Stranger puts up bail, Linehan leaves prison

May 12, 2010 

After spending two-and-a-half years in prison on a murder conviction that has since been thrown out, Mechele Linehan was released on bail Tuesday night when an East Coast businessman donated $25,000 to get her out.

Brian Watt, a chief financial officer from Chester Springs, Pa., gave the bail money because he believes Linehan is innocent and he wants "the process to play itself out" with a new trial.

He said he expects nothing in return.

He didn't want to give too many details about himself but said, "In the simplest sense, I'm an analyst. I build predictive models of consumer behavior for a living."

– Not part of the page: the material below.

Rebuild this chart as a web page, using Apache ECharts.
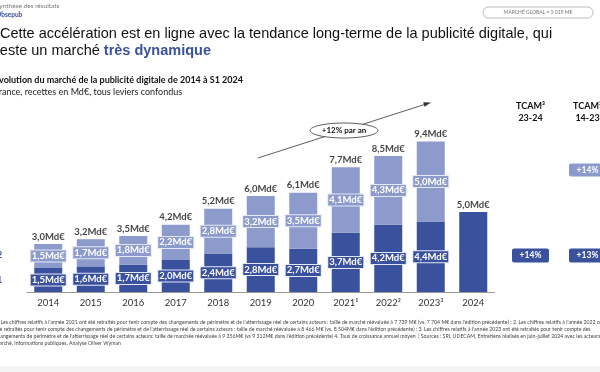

"I analyze complex situations for a living, and ... my conclusion (is) she is innocent. One hundred percent," he wrote in an e-mail.

A new trial for Linehan, 37, has been set for September, but it likely will be delayed to give her new defense team time to prepare.

Linehan's bail conditions say she must stay in the Anchorage area and essentially be under house arrest until her trial. She is allowed outside for two four-hour time periods a week. She will not be allowed to return to her home in Olympia, Wash. And she must always be in sight or sound of one her court-appointed third parties.

Watt has never met the Linehans or been to Alaska, he said. He became interested in the case after watching a TV show about it. He then started researching it.

"The narrative that was being told, in the media, on blogs, and reader commentary on the Internet, took on a life of its own," he said. "It appeared to me to be impossible for Mrs. Linehan to escape that pre-assembled story."

That story, as told by the Alaska State Troopers and prosecutor Pat Gullufsen, follows a Hollywood narrative of a femme fatale. It's a story line that resonated with jurors and led them to convict Linehan in 2007. But part of that narrative also led a higher court to overturn that conviction.

The Alaska Court of Appeals concluded the judge improperly allowed the jury to hear some evidence that "was subject to different interpretations and was hardly overwhelming."

The prosecution's version of events outshined the truth both in the courtroom and outside it, Watt said.

"It was as if the Internet hyenas had gathered at the watering hole, and they were going to rip the flesh from her bones, no matter what she said or did," Watt said.

After the Appeals Court overturned the conviction this year, Superior Court Judge Philip Volland set Linehan's bail at $250,000. But Linehan and her family had trouble coming up with the cash. To get a bail bondsman to put up the money, he charges a 10 percent fee, or $25,000 in this case. Watt's donation paid that fee.

Separately, Anchorage strip club owner and businessman Terry Stahlman offered his Big Timber Motel as the collateral for the bail, filling a requirement of the bondsman, in addition to the $25,000 paid by Watt, to have collateral before he posted the $250,000.

Volland last week rejected Stahlman's proposal to go around a bail bondsman and put up only the property as bond, not cash. By offering the motel as collateral now, Stahlman still risks losing it if she runs.

Watt, asked if this was the first time he had done something like this, said it wasn't but would not elaborate. "I guess I could have saved all the money I spent over the years on these type of projects, and retired early but I never wanted to retire anyways, so it's all good," the 47-year-old said.

Linehan was convicted in 2007 of murdering Kent Leppink in 1996. During the trial, prosecutors told a tale of the then-23-year-old Linehan convincing 39-year-old John Carlin to do the shooting. She was sentenced to 99 years in prison, the same sentence Carlin got.

Their Appeals Court ruling essentially turns back the clock to when Linehan was presumed innocent until proven guilty.

Linehan says she doesn't know who was behind the shooting. She and Carlin believed troopers botched the investigation.

Lacking a murder weapon and other concrete evidence, prosecutors used circumstantial evidence to win the 2007 conviction. Damaging testimony included Carlin's son saying he saw his father washing a gun -- the same make as the murder weapon. Carlin from prison later said he did clean a gun because he was worried someone planted it in his house and he didn't want troopers blaming him for the murder.